O pontífice recorda ainda o que Paulo VI disse sobre São Francisco de Sales, no sentido em que "os seus escritos suscitam «uma leitura sumamente agradável, instrutiva e estimulante»". E remete esses pontos para a actualidade. "Pensando no atual panorama da comunicação, não são estas precisamente as características de que se deveriam revestir um artigo, uma reportagem, um serviço radiotelevisivo ou uma mensagem nas redes sociais? Possam os agentes da comunicação sentir-se inspirados por este Santo da ternura, procurando e narrando a verdade com coragem e liberdade, mas rejeitando a tentação de usar expressões sensacionalistas e agressivas".
Além disso, diz o Papa, "no dramático contexto de conflito global que estamos a viver, urge assegurar uma comunicação não hostil".
"É necessário vencer «o hábito de denegrir rapidamente o adversário, aplicando-lhe atributos humilhantes, em vez de se enfrentarem num diálogo aberto e respeitoso». Precisamos de comunicadores prontos a dialogar, ocupados na promoção de um desarmamento integral e empenhados em desmantelar a psicose bélica que se aninha nos nossos corações", refere.

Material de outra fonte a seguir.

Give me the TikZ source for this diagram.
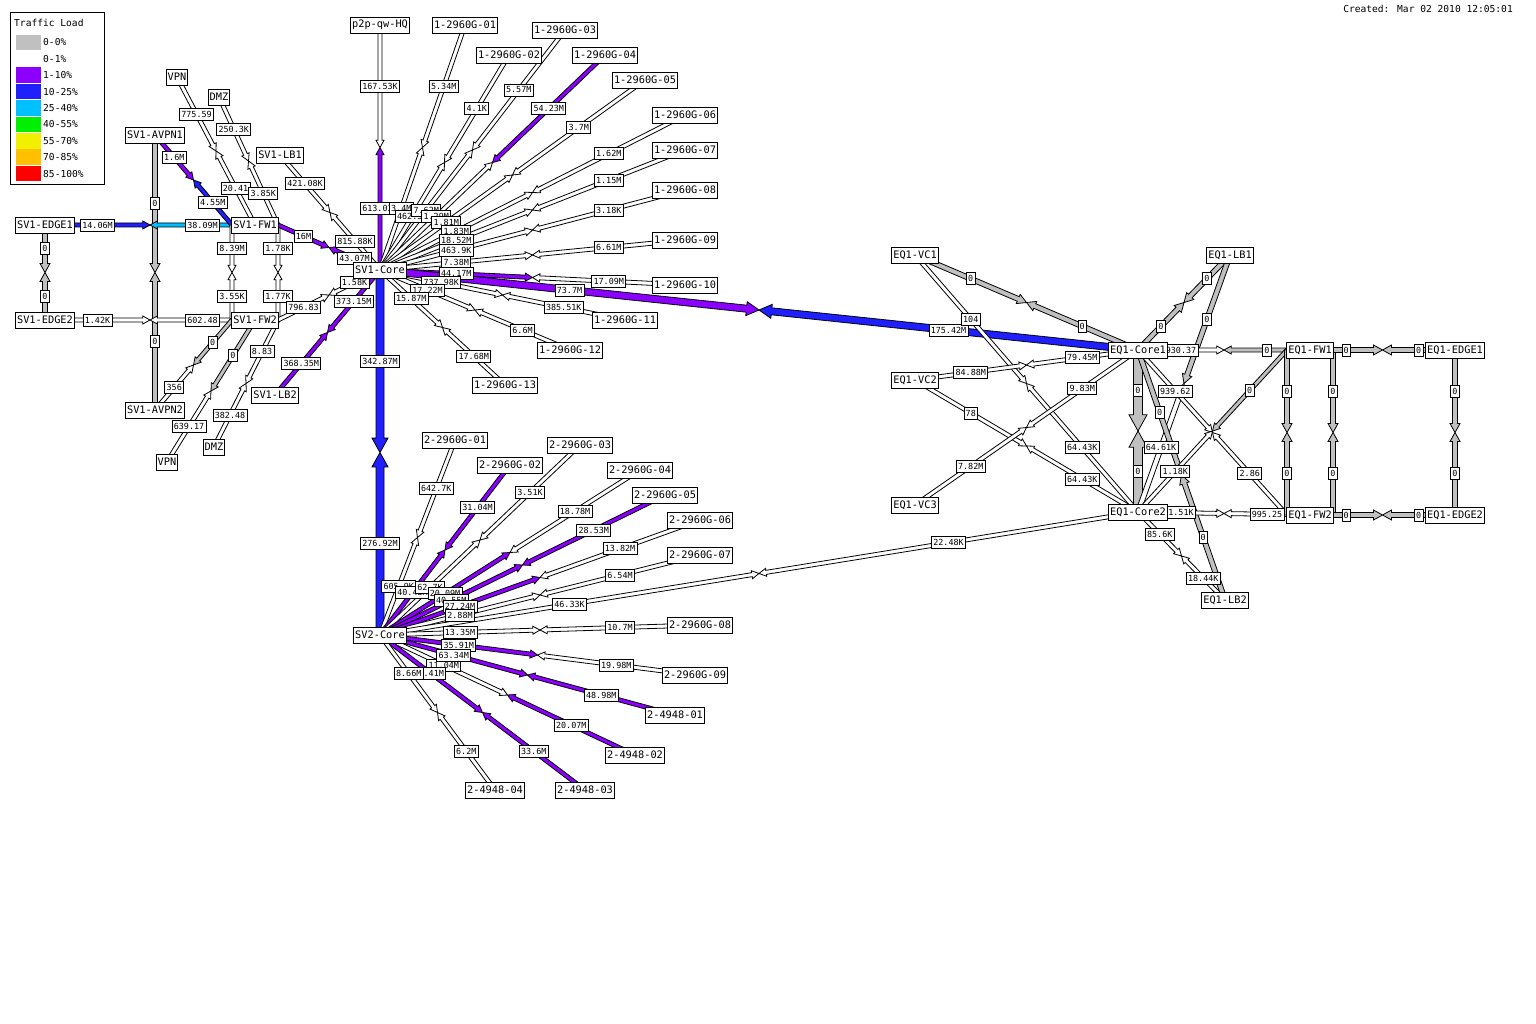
\documentclass[tikz,border=0pt]{standalone}
\usepackage{fontspec}
\usetikzlibrary{calc}
\newfontfamily\wmmono{DejaVu Sans Mono}
\newcommand{\devfont}{\wmmono\fontsize{10.3}{12}\selectfont}
\newcommand{\lblfont}{\wmmono\fontsize{8.4}{10}\selectfont}
\newcommand{\keyfont}{\wmmono\fontsize{9.6}{11}\selectfont}
\definecolor{load0}{RGB}{192,192,192}
\definecolor{load1}{RGB}{255,255,255}
\definecolor{load10}{RGB}{140,0,255}
\definecolor{load25}{RGB}{32,32,255}
\definecolor{load40}{RGB}{0,192,255}
\definecolor{load55}{RGB}{0,240,0}
\definecolor{load70}{RGB}{240,240,0}
\definecolor{load85}{RGB}{255,192,0}
\definecolor{load100}{RGB}{255,0,0}
\pgfdeclarelayer{back}
\pgfdeclarelayer{arr}
\pgfdeclarelayer{lab}
\pgfsetlayers{back,arr,lab,main}
\tikzset{
  dev/.style={draw, fill=white, font=\devfont, inner xsep=1.5pt, inner ysep=0pt, minimum height=16pt, line width=0.8pt},
  lbl/.style={draw, fill=white, font=\lblfont, inner xsep=1.8pt, inner ysep=0pt, minimum height=12pt, line width=0.8pt},
  key/.style={font=\keyfont, inner sep=1pt},
  arrowline/.style={draw=black, line width=0.8pt, line join=miter}
}
% one half of a link: start, tip, colour, width
\newcommand{\halfarr}[4]{%
  \pgfmathsetmacro{\hw}{#4/2}%
  \pgfmathsetmacro{\hh}{#4}%
  \pgfmathsetmacro{\hl}{#4*1.8}%
  \coordinate (headq) at ($(#2)!\hl pt!(#1)$);
  \filldraw[arrowline, fill=#3]
    ($(#1)!\hw pt!90:(#2)$) -- ($(headq)!\hw pt!90:(#2)$) -- ($(headq)!\hh pt!90:(#2)$)
    -- (#2) -- ($(headq)!\hh pt!-90:(#2)$) -- ($(headq)!\hw pt!-90:(#2)$)
    -- ($(#1)!\hw pt!-90:(#2)$) -- cycle;
}
% [width] from, to, colour from, colour to, label from, label to
\newcommand{\wlink}[7][4]{%
  \coordinate (wa) at ($(#2)$);
  \coordinate (wb) at ($(#3)$);
  \coordinate (wm) at ($(wa)!0.5!(wb)$);
  \begin{pgfonlayer}{arr}
    \halfarr{wa}{wm}{#4}{#1}
    \halfarr{wb}{wm}{#5}{#1}
  \end{pgfonlayer}
  \begin{pgfonlayer}{lab}
    \node[lbl] (#2-#3-a) at ($(wa)!0.25!(wb)$) {#6};
    \node[lbl] (#2-#3-b) at ($(wa)!0.75!(wb)$) {#7};
  \end{pgfonlayer}
}

\begin{document}
\begin{tikzpicture}[x=1pt, y=-1pt]
  \begin{pgfonlayer}{back}
    \fill[white] (0,0) rectangle (1536,1024);
  \end{pgfonlayer}
  \path[use as bounding box] (0,0) rectangle (1536,1024);

  % legend
  \draw[line width=0.8pt] (10,12) rectangle (104,184);
  \node[key, anchor=west] (keytitle) at (13,23) {Traffic Load};
  \foreach \c/\t [count=\i from 0] in {load0/0-0\%, load1/0-1\%, load10/1-10\%, load25/10-25\%,
      load40/25-40\%, load55/40-55\%, load70/55-70\%, load85/70-85\%, load100/85-100\%} {
    \fill[\c] (16,{34.6+16.4*\i}) rectangle (41,{50.2+16.4*\i});
    \node[key, anchor=west] (key\i) at (42,{42.4+16.4*\i}) {\t};
  }
  \node[key, anchor=east] (created) at (1514,9) {Created: Mar 02 2010 12:05:01};

  % SV1 site
  \node[dev] (sv1edge1) at (45,225) {SV1-EDGE1};
  \node[dev] (sv1edge2) at (45,320) {SV1-EDGE2};
  \node[dev] (sv1avpn1) at (155,135) {SV1-AVPN1};
  \node[dev] (sv1avpn2) at (155,410) {SV1-AVPN2};
  \node[dev] (vpna) at (177,77) {VPN};
  \node[dev] (dmza) at (219,97) {DMZ};
  \node[dev] (sv1lb1) at (280,155) {SV1-LB1};
  \node[dev] (sv1fw1) at (255,225) {SV1-FW1};
  \node[dev] (sv1fw2) at (255,320) {SV1-FW2};
  \node[dev] (sv1lb2) at (275,395) {SV1-LB2};
  \node[dev] (dmzb) at (214,447) {DMZ};
  \node[dev] (vpnb) at (167,462) {VPN};
  \node[dev] (sv1core) at (380,270) {SV1-Core};
  \node[dev] (p2phq) at (380,25) {p2p-qw-HQ};
  \coordinate (sv1fw1w) at ($(sv1fw1)+(-23,0)$);
  \coordinate (sv1fw1e) at ($(sv1fw1)+(23,0)$);
  \coordinate (sv1fw2w) at ($(sv1fw2)+(-23,0)$);
  \coordinate (sv1fw2e) at ($(sv1fw2)+(23,0)$);

  \node[dev] (a01) at (465,25) {1-2960G-01};
  \node[dev] (a02) at (509,55) {1-2960G-02};
  \node[dev] (a03) at (565,30) {1-2960G-03};
  \node[dev] (a04) at (605,55) {1-2960G-04};
  \node[dev] (a05) at (645,80) {1-2960G-05};
  \node[dev] (a06) at (685,115) {1-2960G-06};
  \node[dev] (a07) at (685,150) {1-2960G-07};
  \node[dev] (a08) at (685,190) {1-2960G-08};
  \node[dev] (a09) at (685,240) {1-2960G-09};
  \node[dev] (a10) at (685,285) {1-2960G-10};
  \node[dev] (a11) at (625,320) {1-2960G-11};
  \node[dev] (a12) at (570,350) {1-2960G-12};
  \node[dev] (a13) at (505,385) {1-2960G-13};

  % SV2 site
  \node[dev] (sv2core) at (380,635) {SV2-Core};
  \node[dev] (b01) at (455,440) {2-2960G-01};
  \node[dev] (b02) at (510,465) {2-2960G-02};
  \node[dev] (b03) at (580,445) {2-2960G-03};
  \node[dev] (b04) at (640,470) {2-2960G-04};
  \node[dev] (b05) at (665,495) {2-2960G-05};
  \node[dev] (b06) at (700,520) {2-2960G-06};
  \node[dev] (b07) at (700,555) {2-2960G-07};
  \node[dev] (b08) at (700,625) {2-2960G-08};
  \node[dev] (b09) at (695,675) {2-2960G-09};
  \node[dev] (c01) at (675,715) {2-4948-01};
  \node[dev] (c02) at (635,755) {2-4948-02};
  \node[dev] (c03) at (585,790) {2-4948-03};
  \node[dev] (c04) at (495,790) {2-4948-04};

  % EQ1 site
  \node[dev] (eqvc1) at (915,255) {EQ1-VC1};
  \node[dev] (eqvc2) at (915,380) {EQ1-VC2};
  \node[dev] (eqvc3) at (915,505) {EQ1-VC3};
  \node[dev] (eqcore1) at (1138,350) {EQ1-Core1};
  \node[dev] (eqcore2) at (1138,512) {EQ1-Core2};
  \node[dev] (eqlb1) at (1230,255) {EQ1-LB1};
  \node[dev] (eqlb2) at (1225,600) {EQ1-LB2};
  \node[dev] (eqfw1) at (1310,350) {EQ1-FW1};
  \node[dev] (eqfw2) at (1310,515) {EQ1-FW2};
  \node[dev] (eqedge1) at (1455,350) {EQ1-EDGE1};
  \node[dev] (eqedge2) at (1455,515) {EQ1-EDGE2};
  \coordinate (eqfw1w) at ($(eqfw1)+(-23,0)$);
  \coordinate (eqfw1e) at ($(eqfw1)+(23,0)$);
  \coordinate (eqfw2w) at ($(eqfw2)+(-23,0)$);
  \coordinate (eqfw2e) at ($(eqfw2)+(23,0)$);

  % SV1 links
  \wlink[5]{sv1edge1}{sv1edge2}{load0}{load0}{0}{0}
  \wlink[5]{sv1avpn1}{sv1avpn2}{load0}{load0}{0}{0}
  \wlink{sv1edge1}{sv1fw1}{load25}{load40}{14.06M}{38.09M}
  \wlink{sv1edge2}{sv1fw2}{load1}{load1}{1.42K}{602.48}
  \wlink{sv1avpn1}{sv1fw1w}{load10}{load25}{1.6M}{4.55M}
  \wlink{vpna}{sv1fw1}{load1}{load1}{775.59}{20.41}
  \wlink{dmza}{sv1fw1e}{load1}{load1}{250.3K}{3.85K}
  \wlink{sv1fw1w}{sv1fw2w}{load1}{load1}{8.39M}{3.55K}
  \wlink{sv1fw1e}{sv1fw2e}{load1}{load1}{1.78K}{1.77K}
  \wlink{sv1fw2w}{sv1avpn2}{load0}{load1}{0}{356}
  \wlink{sv1fw2}{vpnb}{load0}{load1}{0}{639.17}
  \wlink{sv1fw2e}{dmzb}{load1}{load1}{8.83}{382.48}
  \wlink{sv1lb1}{sv1core}{load1}{load1}{421.08K}{815.88K}
  \wlink{sv1fw1e}{sv1core}{load10}{load10}{16M}{43.07M}
  \wlink{sv1fw2e}{sv1core}{load1}{load1}{796.83}{1.58K}
  \wlink{sv1lb2}{sv1core}{load10}{load10}{368.35M}{373.15M}

  % SV1-Core fan
  \wlink{sv1core}{p2phq}{load10}{load1}{613.03M}{167.53K}
  \wlink{sv1core}{a01}{load1}{load1}{3.4M}{5.34M}
  \wlink{sv1core}{a02}{load1}{load1}{462.5K}{4.1K}
  \wlink{sv1core}{a03}{load1}{load1}{7.62M}{5.57M}
  \wlink{sv1core}{a04}{load1}{load10}{1.29M}{54.23M}
  \wlink{sv1core}{a05}{load1}{load1}{1.81M}{3.7M}
  \wlink{sv1core}{a06}{load1}{load1}{1.83M}{1.62M}
  \wlink{sv1core}{a07}{load1}{load1}{18.52M}{1.15M}
  \wlink{sv1core}{a08}{load1}{load1}{463.9K}{3.18K}
  \wlink{sv1core}{a09}{load1}{load1}{7.38M}{6.61M}
  \wlink{sv1core}{a10}{load10}{load1}{44.17M}{17.09M}
  \wlink{sv1core}{a11}{load1}{load1}{737.98K}{385.51K}
  \wlink{sv1core}{a12}{load1}{load1}{17.22M}{6.6M}
  \wlink{sv1core}{a13}{load1}{load1}{15.87M}{17.68M}
  \wlink[8]{sv1core}{sv2core}{load25}{load25}{342.87M}{276.92M}
  \wlink[7]{sv1core}{eqcore1}{load10}{load25}{73.7M}{175.42M}

  % SV2-Core fan
  \wlink{sv2core}{b01}{load1}{load1}{605.9K}{642.7K}
  \wlink{sv2core}{b02}{load10}{load10}{40.43M}{31.04M}
  \wlink{sv2core}{b03}{load1}{load1}{62.7K}{3.51K}
  \wlink{sv2core}{b04}{load10}{load1}{20.09M}{18.78M}
  \wlink{sv2core}{b05}{load10}{load10}{40.55M}{28.53M}
  \wlink{sv2core}{b06}{load10}{load1}{27.24M}{13.82M}
  \wlink{sv2core}{b07}{load1}{load1}{2.88M}{6.54M}
  \wlink{sv2core}{eqcore2}{load1}{load1}{46.33K}{22.48K}
  \wlink{sv2core}{b08}{load1}{load1}{13.35M}{10.7M}
  \wlink{sv2core}{b09}{load10}{load1}{35.91M}{19.98M}
  \wlink{sv2core}{c02}{load1}{load10}{11.04M}{20.07M}
  \wlink{sv2core}{c01}{load10}{load10}{63.34M}{48.98M}
  \wlink{sv2core}{c03}{load10}{load10}{5.41M}{33.6M}
  \wlink{sv2core}{c04}{load1}{load1}{8.66M}{6.2M}

  % EQ1 links
  \wlink[5]{eqvc1}{eqcore1}{load0}{load0}{0}{0}
  \wlink{eqvc1}{eqcore2}{load1}{load1}{104}{64.43K}
  \wlink{eqvc2}{eqcore1}{load1}{load1}{84.88M}{79.45M}
  \wlink{eqvc2}{eqcore2}{load1}{load1}{78}{64.43K}
  \wlink{eqvc3}{eqcore1}{load1}{load1}{7.82M}{9.83M}
  \wlink[9]{eqcore1}{eqcore2}{load0}{load0}{0}{0}
  \wlink[5]{eqcore1}{eqlb1}{load0}{load0}{0}{0}
  \wlink[5]{eqlb1}{eqcore2}{load0}{load1}{0}{64.61K}
  \wlink[5]{eqcore1}{eqlb2}{load0}{load0}{0}{0}
  \wlink{eqcore2}{eqlb2}{load1}{load1}{85.6K}{18.44K}
  \wlink{eqcore1}{eqfw1}{load1}{load0}{930.37}{0}
  \wlink{eqcore1}{eqfw2w}{load1}{load1}{939.62}{2.86}
  \wlink{eqcore2}{eqfw1w}{load1}{load0}{1.18K}{0}
  \wlink{eqcore2}{eqfw2}{load1}{load1}{1.51K}{995.25}
  \wlink[5]{eqfw1w}{eqfw2w}{load0}{load0}{0}{0}
  \wlink[5]{eqfw1e}{eqfw2e}{load0}{load0}{0}{0}
  \wlink[5]{eqfw1}{eqedge1}{load0}{load0}{0}{0}
  \wlink[5]{eqfw2}{eqedge2}{load0}{load0}{0}{0}
  \wlink[5]{eqedge1}{eqedge2}{load0}{load0}{0}{0}
\end{tikzpicture}
\end{document}
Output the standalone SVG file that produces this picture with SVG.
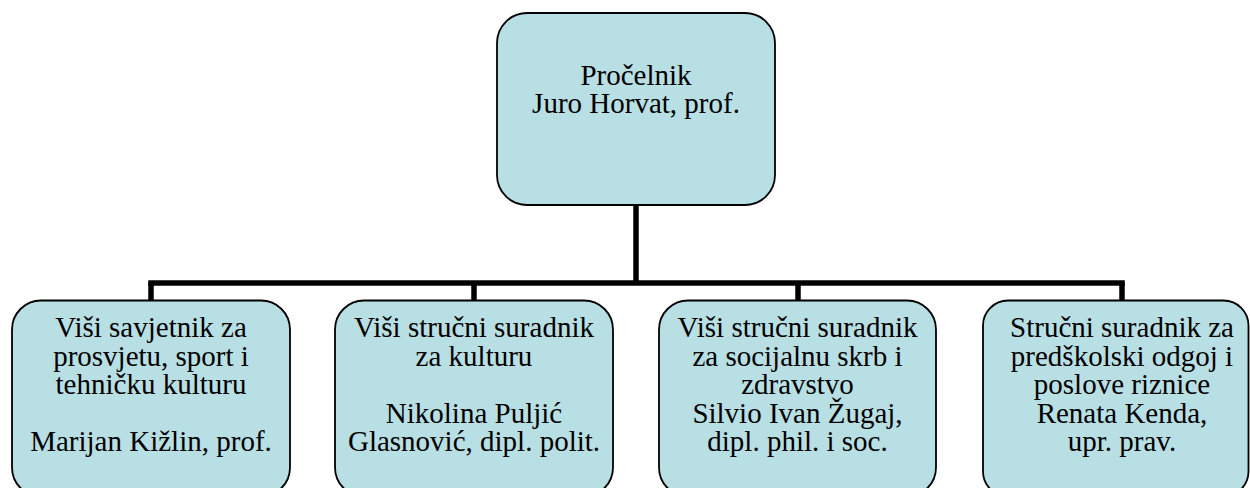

"Também agora, como há 60 anos, a humanidade vive uma hora escura temendo uma escalada bélica, que deve ser travada o mais depressa possível, inclusivamente em termos de comunicação. Fica-se apavorado ao ouvir com quanta facilidade se pronunciam palavras que invocam a destruição de povos e territórios; palavras que, infelizmente, se convertem muitas vezes em ações bélicas de celerada violência. Por isso mesmo há que rejeitar toda a retórica belicista, assim como toda a forma de propaganda que manipula a verdade, deturpando-a com finalidades ideológicas. Em vez disso seja promovida, a todos os níveis, uma comunicação que ajude a criar as condições para se resolverem as controvérsias entre os povos", aponta ainda.